Vous venez aussi d’achever l’enregistrement des concertos pour violoncelles de Carl Philipp Emanuel Bach en compagnie de l’Ensemble Resonanz, avec qui s’est établi un partenariat privilégié.

J.-G.Q. : Resonanz et moi sommes, à tout point de vue, des alter ego. Je les adore. Nous appartenons à la même génération, ils osent des répertoires rares, contemporains comme anciens, certes sur instruments modernes mais une démarche historiquement informée. Nous avons travaillé en commun de façon approfondie, en particulier lors de mes trois ans de résidence à leurs côtés où j’ai tenu aussi bien un rôle de soliste que de premier violoncelle les dirigeant. nous avons choisi un concerto de kraft pour accompagner le Wq. 171 de Carl Philipp Emanuel. Beaucoup d’auditeurs seront surpris par la qualité de cette œuvre, d’autant que l’ensemble s’en empare avec une énergie saisissante, la même qu’il déploie pour traduire les excentricités du fils Bach.

Vous avez joué il y a peu à Kiev. Quelle empreinte cette expérience laisse-t-elle en vous ?
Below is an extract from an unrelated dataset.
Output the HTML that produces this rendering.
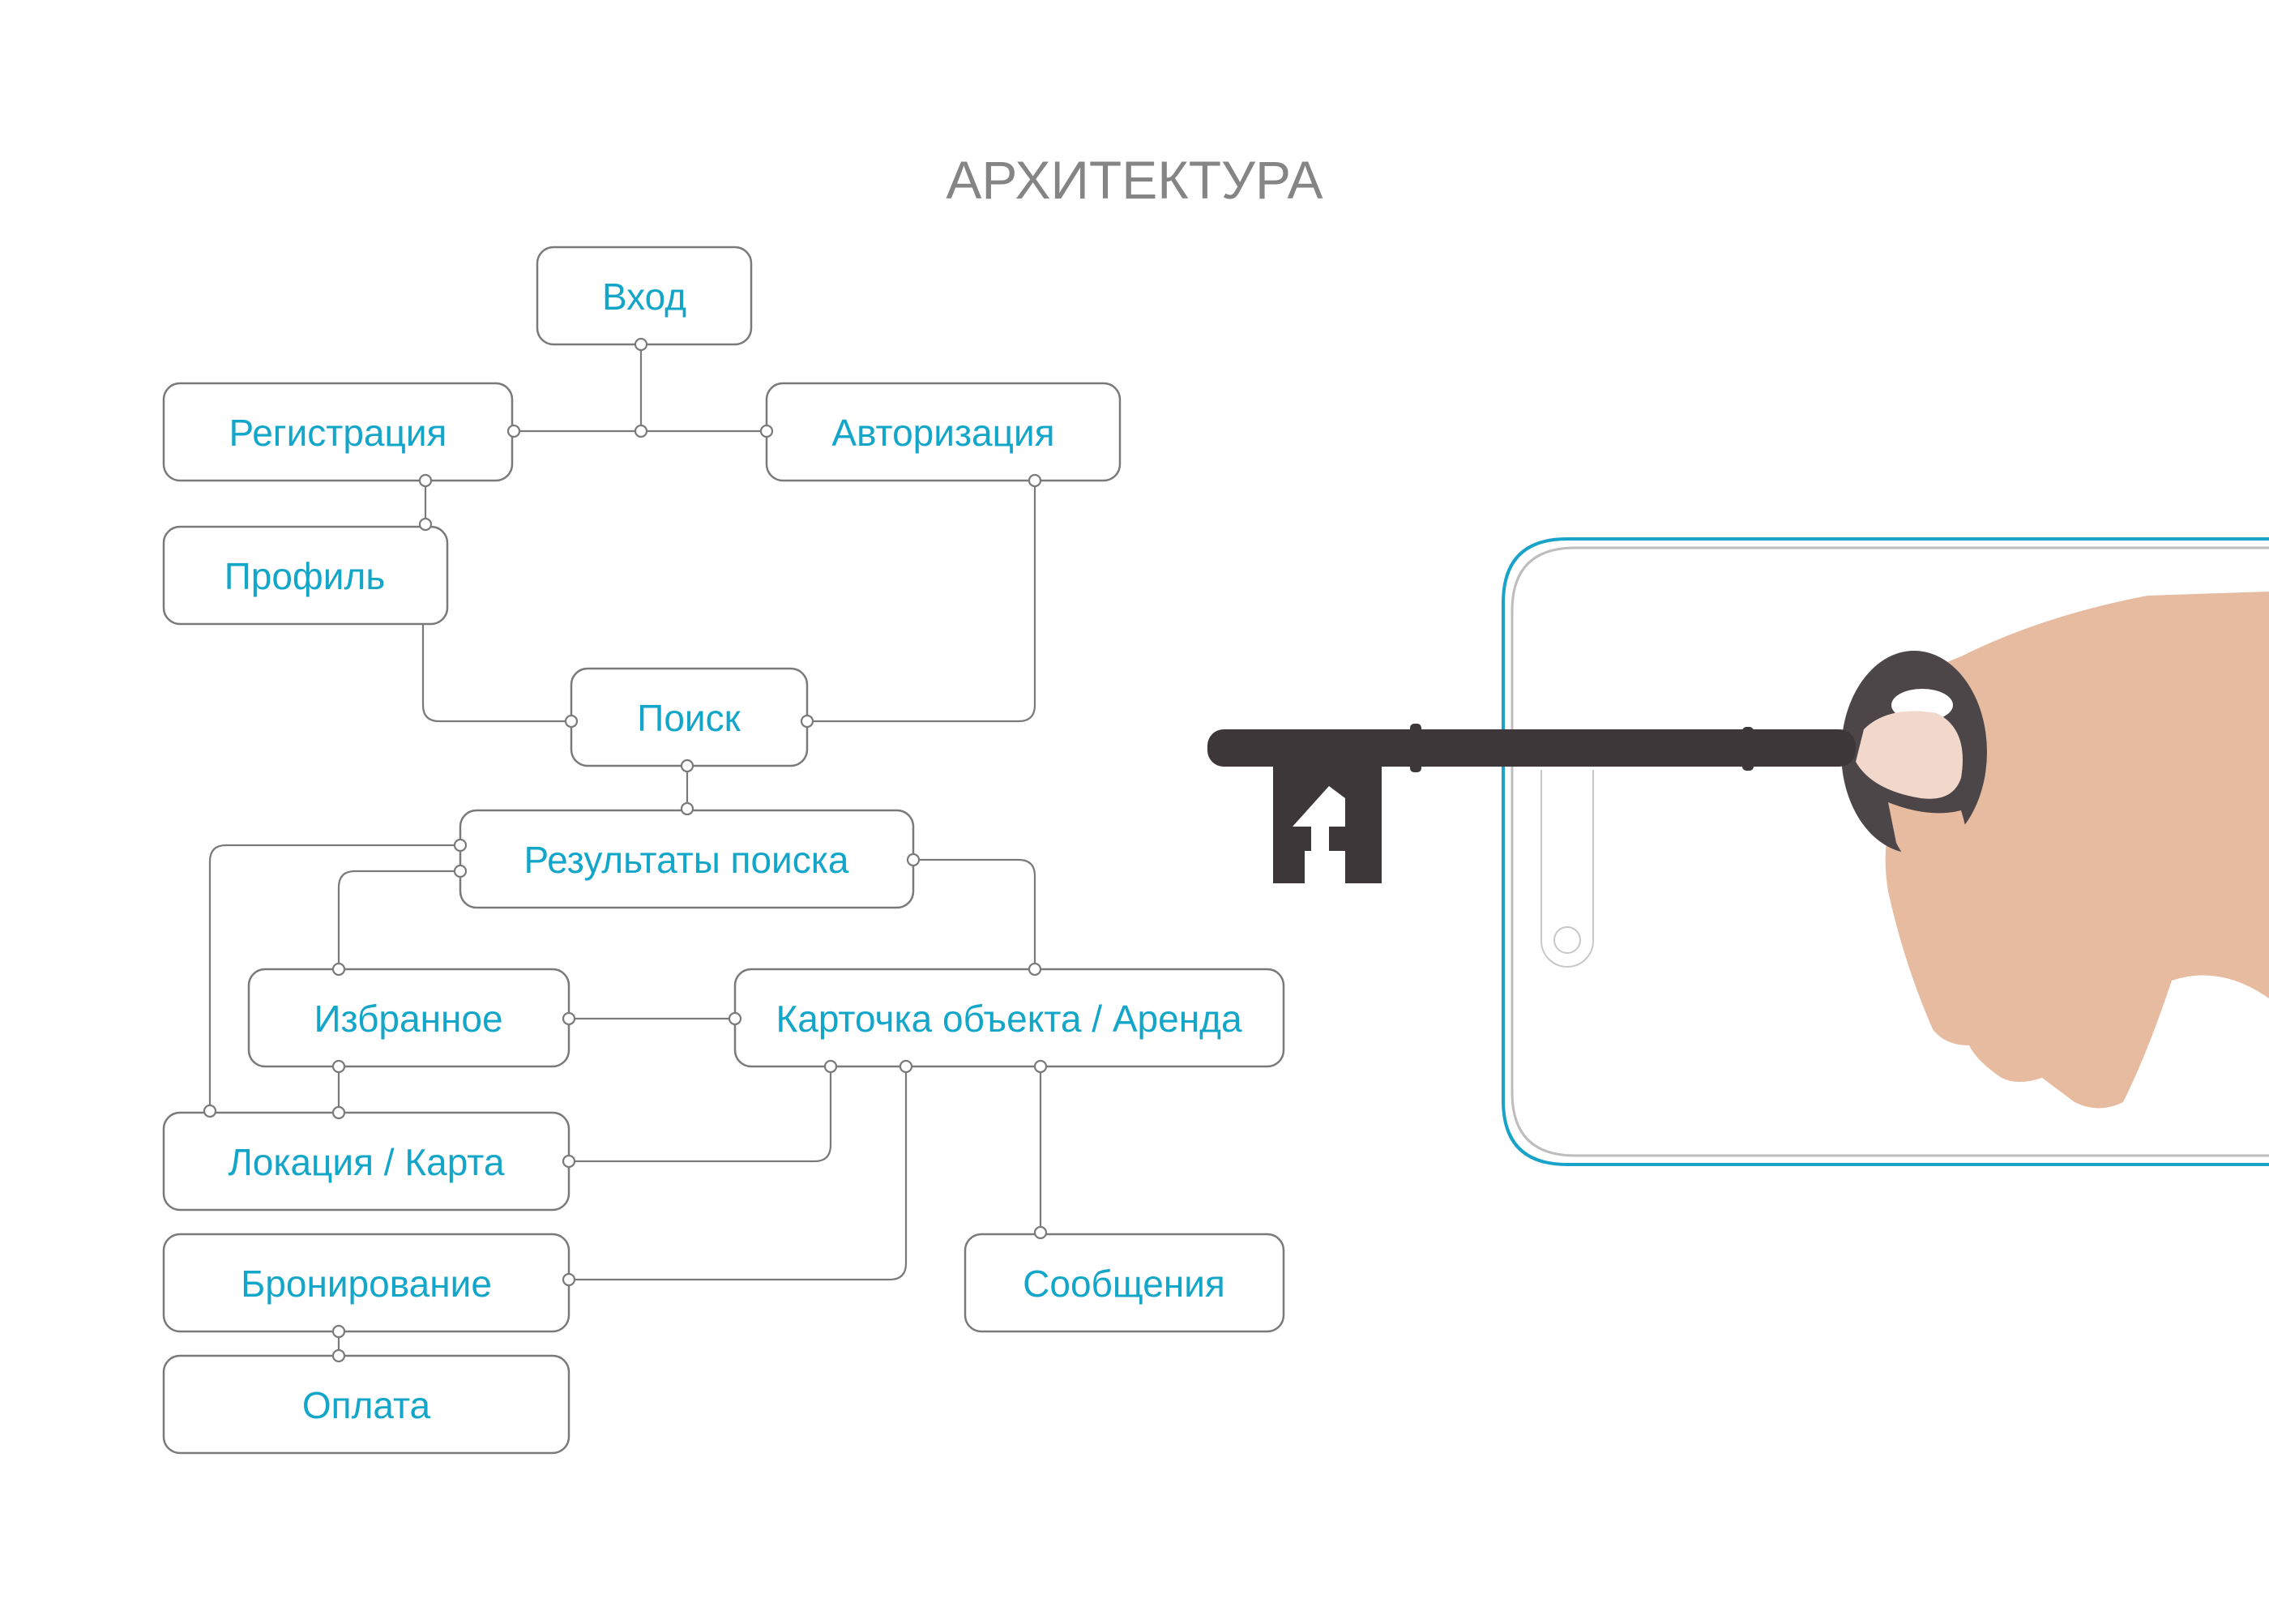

J.-G.Q. : J’éprouve une sympathie totale et profonde pour le combat du peuple ukrainien. Des amis originaires du pays m’ont encouragés à m’y produire, insistant sur l’importance d’un tel geste de soutien. J’ai ressenti là-bas des émotions incroyables, par exemple devant le mémorial aux disparus, ou lors de la rencontre avec les soldats blessés pour lesquels il m’était inconcevable de ne pas jouer. J’ai envie de dire à tous mes collègues musiciens : ayez le courage d’y aller. Une des conséquences de la guerre est de couper le pays de l’extérieur. Aussi les Ukrainiens accueillent à bras ouverts ceux qui jouent pour eux, avec eux.  Je réfléchis, avec ma compagne, à la création d’une fondation qui permettrait de financer le déplacement des artistes souhaitant  se rendre sur place. Dans une ville que la guerre a en partie vidée de sa population, la soif de culture est intacte, portée par le besoin de vibrer ensemble. le pouvoir consolateur de la musique, celle de Bach en particulier, y acquiert une dimension insoupçonnée.